◆ What is needed ◆
Begin at the line containing "Reproduce this chart" and stop at the line containing "import * as"; copy those lines exactly, ends included, and nothing else.

◆ Records supplied ◆

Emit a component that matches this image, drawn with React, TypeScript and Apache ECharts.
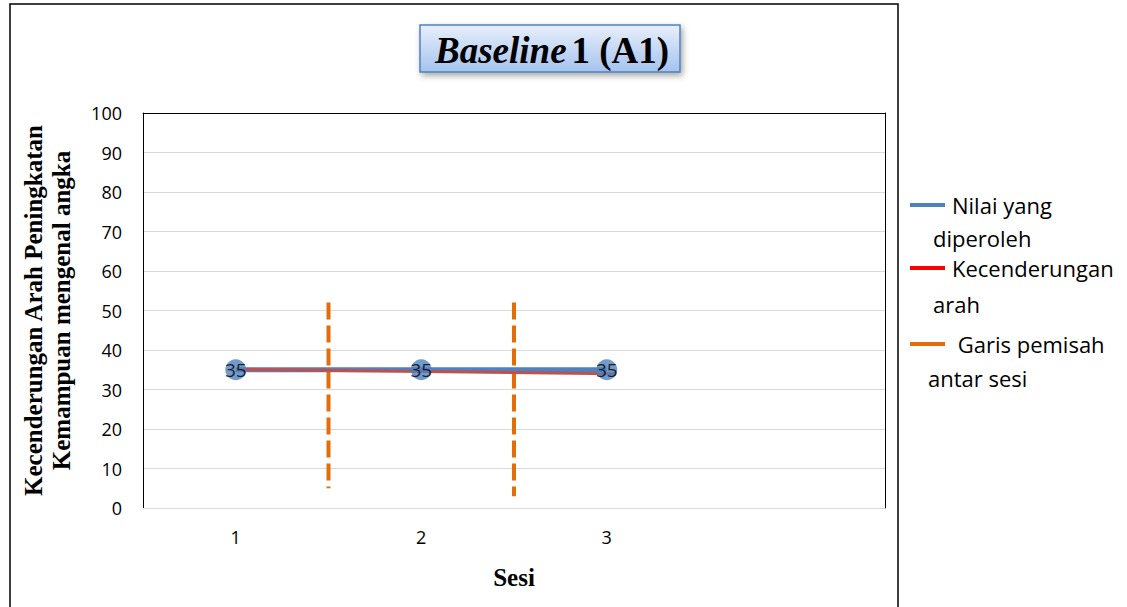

--

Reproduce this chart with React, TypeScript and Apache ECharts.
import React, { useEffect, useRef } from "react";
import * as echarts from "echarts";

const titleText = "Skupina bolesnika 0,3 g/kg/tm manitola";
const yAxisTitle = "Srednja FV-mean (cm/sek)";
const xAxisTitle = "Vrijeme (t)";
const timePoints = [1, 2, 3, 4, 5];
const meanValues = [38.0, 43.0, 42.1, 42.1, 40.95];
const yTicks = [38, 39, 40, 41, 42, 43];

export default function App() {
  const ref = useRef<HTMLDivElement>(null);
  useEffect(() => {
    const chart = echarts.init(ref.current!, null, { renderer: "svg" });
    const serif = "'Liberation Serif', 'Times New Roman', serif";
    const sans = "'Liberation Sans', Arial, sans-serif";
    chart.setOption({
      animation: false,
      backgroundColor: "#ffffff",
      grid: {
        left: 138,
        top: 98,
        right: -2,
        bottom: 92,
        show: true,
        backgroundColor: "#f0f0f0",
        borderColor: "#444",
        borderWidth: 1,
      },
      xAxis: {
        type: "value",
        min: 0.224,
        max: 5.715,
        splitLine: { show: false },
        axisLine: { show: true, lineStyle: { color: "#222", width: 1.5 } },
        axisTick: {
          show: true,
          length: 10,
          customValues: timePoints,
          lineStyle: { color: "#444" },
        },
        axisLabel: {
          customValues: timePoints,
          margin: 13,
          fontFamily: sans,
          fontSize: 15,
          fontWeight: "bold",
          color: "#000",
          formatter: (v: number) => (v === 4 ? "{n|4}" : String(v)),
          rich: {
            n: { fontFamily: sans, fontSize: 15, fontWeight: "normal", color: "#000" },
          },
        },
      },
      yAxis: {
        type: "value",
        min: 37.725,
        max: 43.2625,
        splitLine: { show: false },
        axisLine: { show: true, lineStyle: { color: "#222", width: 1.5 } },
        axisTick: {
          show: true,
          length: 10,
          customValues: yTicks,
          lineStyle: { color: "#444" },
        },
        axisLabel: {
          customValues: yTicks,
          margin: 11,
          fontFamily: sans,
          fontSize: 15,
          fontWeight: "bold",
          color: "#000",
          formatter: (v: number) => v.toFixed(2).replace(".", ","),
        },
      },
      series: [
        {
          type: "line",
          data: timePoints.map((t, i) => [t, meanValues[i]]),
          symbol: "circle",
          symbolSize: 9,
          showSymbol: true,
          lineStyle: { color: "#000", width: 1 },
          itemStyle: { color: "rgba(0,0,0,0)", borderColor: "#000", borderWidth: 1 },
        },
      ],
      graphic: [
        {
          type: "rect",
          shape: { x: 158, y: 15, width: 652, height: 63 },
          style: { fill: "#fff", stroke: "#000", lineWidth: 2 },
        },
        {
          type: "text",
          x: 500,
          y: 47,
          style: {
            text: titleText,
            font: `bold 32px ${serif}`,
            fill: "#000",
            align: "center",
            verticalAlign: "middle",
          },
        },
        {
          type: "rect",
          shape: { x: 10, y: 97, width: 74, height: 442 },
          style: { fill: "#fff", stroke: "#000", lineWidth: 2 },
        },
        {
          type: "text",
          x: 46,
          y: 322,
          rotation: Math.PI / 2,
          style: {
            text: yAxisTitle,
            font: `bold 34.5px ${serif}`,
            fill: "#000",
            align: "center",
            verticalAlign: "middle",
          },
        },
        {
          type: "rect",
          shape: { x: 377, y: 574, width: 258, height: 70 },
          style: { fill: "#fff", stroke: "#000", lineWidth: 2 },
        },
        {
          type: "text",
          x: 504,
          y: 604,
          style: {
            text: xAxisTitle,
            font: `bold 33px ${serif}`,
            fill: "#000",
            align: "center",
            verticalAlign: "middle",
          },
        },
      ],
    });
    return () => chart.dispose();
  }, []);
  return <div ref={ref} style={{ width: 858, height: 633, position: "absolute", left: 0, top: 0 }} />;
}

◆ Expected answer ◆
Reproduce this chart with React, TypeScript and Apache ECharts.
import React, { useEffect, useRef } from "react";
import * as echarts from "echarts";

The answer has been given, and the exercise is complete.